- ANTARA
VIVA.co.id – Kebijakan pemerintah memberikan subsidi hingga triliunan rupiah untuk bahan bakar minyak dinilai berdampak buruk bagi pola pikir masyarakat. Masyarakat, kini menganggap energi fosil, seperti BBM dan gas, merupakan barang murah, sehingga cenderung boros dalam mengonsumsi.
Direktur Aneka Energi Baru dan Terbarukan (EBT) Kementerian Energi Sumber Daya Masyarakat, Maritje Hutapea, menuturkan pencabutan subsidi energi fosil seperti BBM dinilai sebuah langkah yang tepat. Hal itu perlu, agar masyarakat mulai bisa beralih kepada penggunaan energi baru dan terbarukan.
"Kita sudah cukup lama, energi ini disubsidi, yang habiskan triliunan rupiah per tahun. Bahkan, signifikan cabut subsidi itu baru sekarang.
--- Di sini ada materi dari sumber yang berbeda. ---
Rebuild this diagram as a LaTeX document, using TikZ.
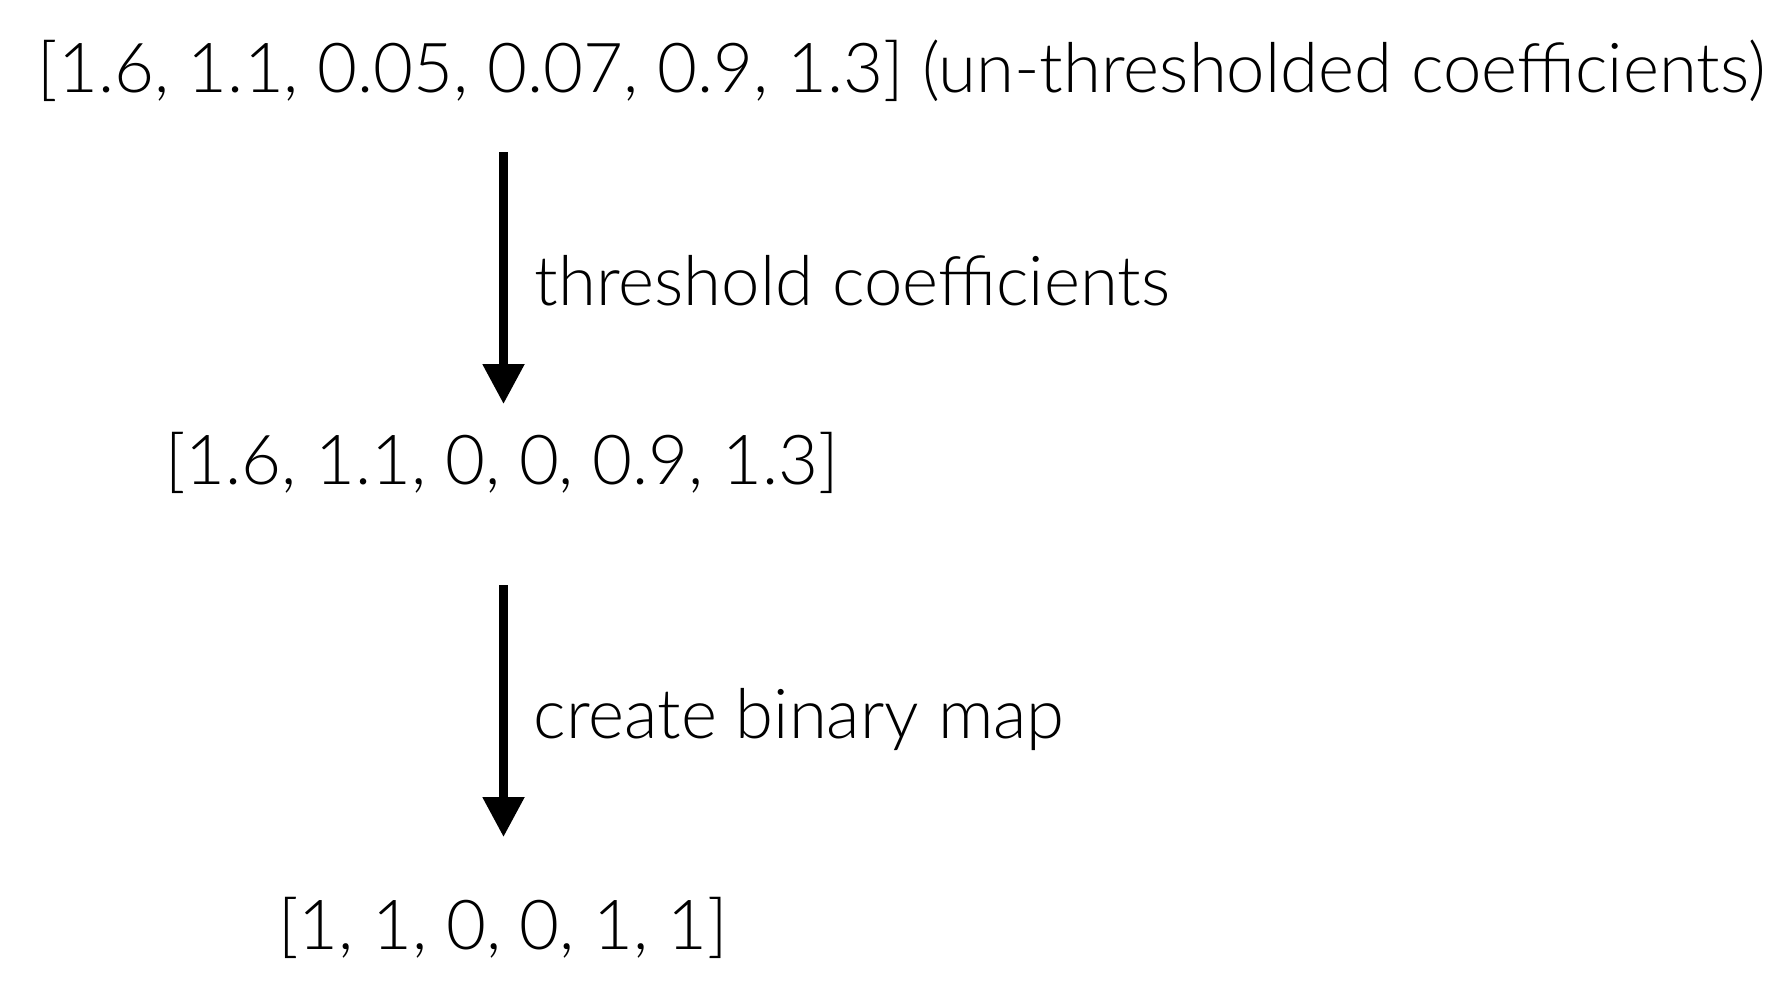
\documentclass[tikz,border=0pt]{standalone}
\usepackage{fontspec}
\setmainfont{Lato}[UprightFont=* Light]
\usepackage{tikz}
\usetikzlibrary{arrows.meta, calc, positioning}
\tikzset{>={Triangle[length=4mm,width=4mm]}}
\tikzset{
  vec/.style={inner sep=0pt, anchor=base west, font=\fontsize{19.6}{24}\selectfont},
  lbl/.style={inner sep=0pt, anchor=base west, font=\fontsize{19.6}{24}\selectfont},
  flow/.style={->, line width=2.4pt}
}

\begin{document}
\begin{tikzpicture}
			\useasboundingbox (0,0) rectangle (17.91,-9.95);
			\coordinate (ax) at (5.035,0);
			\node[vec] (raw) at (0.37,-0.92) {[1.6, 1.1, 0.05, 0.07, 0.9, 1.3] (un-thresholded coefficients)};
			\node[vec] (thr) at (1.645,-4.84) {[1.6, 1.1, 0, 0, 0.9, 1.3]};
			\node[vec] (bin) at (2.775,-9.49) {[1, 1, 0, 0, 1, 1]};
			\draw[flow] ([yshift=-0.60cm]raw.base -| ax) -- ([yshift=0.80cm]thr.base -| ax);
			\node[lbl] (lthr) at (5.34,-3.05) {threshold coefficients};
			\draw[flow] ([yshift=-1.01cm]thr.base -| ax) -- ([yshift=1.12cm]bin.base -| ax);
			\node[lbl] (lbin) at (5.33,-7.38) {create binary map};
		\end{tikzpicture}
\end{document}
Makanya, orang bilang energi fosil itu lebih murah dibanding energi baru terbarukan," kata Maritje dalam diskusi Toward Energy Transformation, di Gedung Patra Jasa, Jakarta, Rabu 30 November 2016.
Maritje mengaku tak heran, saat ini, keberadaan energi baru dan terbarukan kerap terabaikan dan terkesan mahal. Ke depannya, ia mengharapkan, EBT dapat menjadi energi yang lebih kompetitif
"EBT selalu dibilang mahal dibandingkan fosil. Padahal tidak, apple to apple. Dari keekonomian, tidak kompetitif," katanya.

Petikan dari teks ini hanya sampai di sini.